Shaw received his education at King Edward’s School in Birmingham and Emmanuel College, Cambridge, where he studied mathematics and natural sciences. After his graduation in 1876 he was elected to fellow of his college. In 1879, after a semester of study under Helmholtz at Berlin, he was appointed demonstrator at the Cavendish Laboratory, jointly with his lifelong friend R. T. Glazebrook. He became lecturer in experimental physics in 1887 and assistant director of the laboratory in 1898. His publications during this time dealt with experimental physics. He also began work on problems of ventilating buildings.

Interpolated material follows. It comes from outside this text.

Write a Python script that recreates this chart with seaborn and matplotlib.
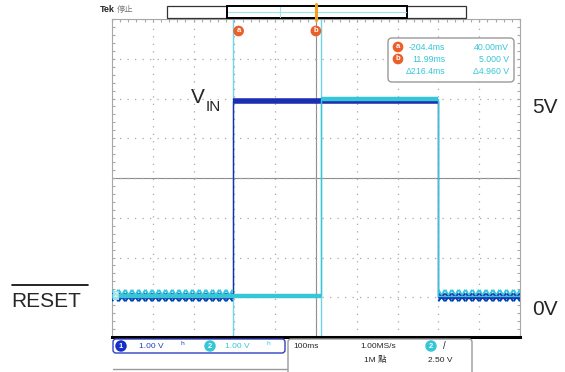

Partly on the basis of his work on hygrometric methods and instruments, begun in 1879, Shaw was appointed a member of the Meteorological Council in 1897. With his appointment as secretary in 1900, he forsook the opportunity of a university career at Cambridge. He became director of the Meteorological Office in 1905 and held this post until his retirement in 1920. In 1907 he became reader in meteorology at the University of London, and he was first professor of meteorology at Imperial College from 1920 to 1924. He was president of the International Meteorological Committee from 1906 to 1923.

Shaw’s contributions to meteorology were more far-reaching than his writings would indicate. Under his administration the Meteorological Office was transformed through the introduction of a trained scientific staff and the consequent emphasis on studies of the physics of the atmosphere. This activity complemented the customary statistical treatment of observations.

One of Shaw’s most important publications, The Life History of Surface Air-Currents, pointed the way toward air-mass analysis and the concept of fronts (later developed by the Norwegian school of meteorologists) by showing that trajectories of air converging toward various parts of mid-latitude storms originated in widely different regions. Shaw did not pursue these results, however, and his work had little influence on meteorological practice and theory. In association with W. H. Dines, he subsequently turned to the study of the upper atmosphere by means of kites and balloons. Shaw introduced the principle of isentropic analysis, later developed by C.-G. Rossby and his collaborators, and devised a thermodynamic diagram (the tephigram) that is widely used in meteorology. His enthusiasm for the observational and diagrammatic approach was based on the conviction, dating from his student years under Maxwell, that atmospheric problems should be handled by determining the dynamics from the observations of motion.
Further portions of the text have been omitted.